▶ Exercise details: Write every line out verbatim and omit the pictures.

▶ Provided material:
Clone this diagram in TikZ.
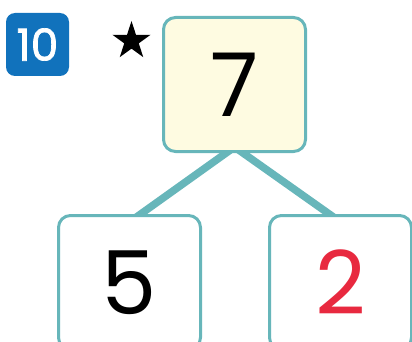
\documentclass[tikz,border=0pt]{standalone}
\usepackage{fontspec}
\setmainfont{Poppins}
\newfontfamily\badgefont{Poppins}[FakeBold=1.6]
\usetikzlibrary{shapes.geometric}
\definecolor{teal1}{HTML}{67B6BA}
\definecolor{cream}{HTML}{FEFBE1}
\definecolor{blue1}{HTML}{1172BC}
\definecolor{red1}{HTML}{E8293F}
\begin{document}
\begin{tikzpicture}[x=1pt,y=-1pt,
  numbox/.style={draw=teal1,line width=3pt,rounded corners=12pt,minimum width=142pt,minimum height=134pt,inner sep=0pt,font=\fontsize{88}{88}\selectfont},
  link/.style={draw=teal1,line width=7.5pt}]
\useasboundingbox (0,0) rectangle (412,342);
\clip (0,0) rectangle (412,342);
\coordinate (j) at (234.5,147);
\coordinate (la) at (129.5,222);
\coordinate (ra) at (340.5,222);
\draw[link] (j) -- (la);
\draw[link] (j) -- (ra);
\node[numbox,fill=cream] (top) at (234.5,84.5) {7};
\node[numbox,fill=white] (left) at (129.5,282.5) {5};
\node[numbox,fill=white,text=red1] (right) at (340.5,282.5) {2};
\node[fill=blue1,rounded corners=9pt,minimum width=63pt,minimum height=63pt,inner sep=0pt,text=white,font=\badgefont\fontsize{44}{44}\selectfont] (badge) at (37.5,44.5) {10};
\node[star,star points=5,star point ratio=2.618,fill=black,minimum size=40pt,inner sep=0pt] (star) at (131.5,41) {};
\end{tikzpicture}
\end{document}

▶ Complete output:
Clone this diagram in TikZ.
\documentclass[tikz,border=0pt]{standalone}
\usepackage{fontspec}
\setmainfont{Poppins}
\newfontfamily\badgefont{Poppins}[FakeBold=1.6]
\usetikzlibrary{shapes.geometric}
\definecolor{teal1}{HTML}{67B6BA}
\definecolor{cream}{HTML}{FEFBE1}
\definecolor{blue1}{HTML}{1172BC}
\definecolor{red1}{HTML}{E8293F}
\begin{document}
\begin{tikzpicture}[x=1pt,y=-1pt,
  numbox/.style={draw=teal1,line width=3pt,rounded corners=12pt,minimum width=142pt,minimum height=134pt,inner sep=0pt,font=\fontsize{88}{88}\selectfont},
  link/.style={draw=teal1,line width=7.5pt}]
\useasboundingbox (0,0) rectangle (412,342);
\clip (0,0) rectangle (412,342);
\coordinate (j) at (234.5,147);
\coordinate (la) at (129.5,222);
\coordinate (ra) at (340.5,222);
\draw[link] (j) -- (la);
\draw[link] (j) -- (ra);
\node[numbox,fill=cream] (top) at (234.5,84.5) {7};
\node[numbox,fill=white] (left) at (129.5,282.5) {5};
\node[numbox,fill=white,text=red1] (right) at (340.5,282.5) {2};
\node[fill=blue1,rounded corners=9pt,minimum width=63pt,minimum height=63pt,inner sep=0pt,text=white,font=\badgefont\fontsize{44}{44}\selectfont] (badge) at (37.5,44.5) {10};
\node[star,star points=5,star point ratio=2.618,fill=black,minimum size=40pt,inner sep=0pt] (star) at (131.5,41) {};
\end{tikzpicture}
\end{document}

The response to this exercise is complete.